In pictures: Displaced Palestinian couple holds wedding in Gaza tent
A newlywed Palestinian couple, Shaima’ Qazeat and Mahmud Akhiziq, tied the knot surrounded by barbed wire at a camp for displaced Palestinians in Deir Al-Balah, in the central Gaza Strip last week. The newlyweds are celebrating their reunion amid the ongoing Israeli atrocities in Palestine.
The pictures from the couple's wedding have been making rounds on social media, with their loved ones coming together for the union. The photos were first shared by the Palestinian photojournalist, Majdi Fathi, on Instagram.
Last month, the news of another Palestinian couple tying the knot in Rafah made headlines. Palestinian groom Mohammed al-Ghandour wanted to give his bride a beautiful wedding but after war began in Gaza they had to flee their homes and the couple finally got married in January in the tent city where they now live.
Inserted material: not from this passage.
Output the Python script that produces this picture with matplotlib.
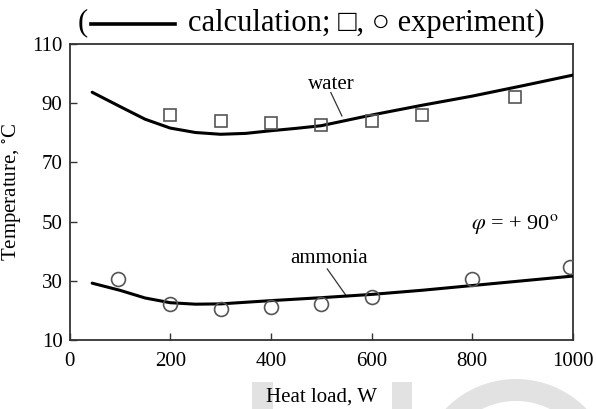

Ghandour led his wife Shahad by the hand towards the tent decorated with some coloured lights and a mirror with a gold-coloured frame as a few relatives escorted them, clapping in time. Inside the tent Shahad, wearing a white dress and veil with traditional red embroidery, lifted her hand and Ghandour put a ring on it.
The couple are from Gaza City in the north of the tiny enclave where some of the worst of Israel's heavy bombardment and the fighting between it and Hamas have taken place since the war began on October 7. The homes of both Ghandour's family and Shahad's family were destroyed in Israeli airstrikes, they said, and they lost cousins and other family members in the bombardment.
"My happiness is maybe at 3% but will get myself ready for my wife. I want to make her happy," said Ghandour. Instead of the big party that Ghandour had wanted, he and Shahad had a small group of relatives who like them had managed to leave Gaza City and flee to Rafah, at the far southern end of the strip next to Egypt.
Both families had already spent lots of money on the wedding before the war began. Shahad had spent more than $2,000 on clothes, they said. "My dream was to give Shahad the best wedding, the most beautiful in the world," said her mother, Umm Yahia Khalifa. "We prepared her wedding things and she was happy. But it is all gone in the shelling. Every time she remembers she starts to cry," she said.
As the small wedding party began to clap and dance, people around them went about their daily chores among the lines of tents stretched across the sand, seeking food or hanging laundry. A small girl in a pink and white dress smiled broadly as the clapping began and joined a group of other children dancing as the sun set behind the high border fence topped with barbed wire.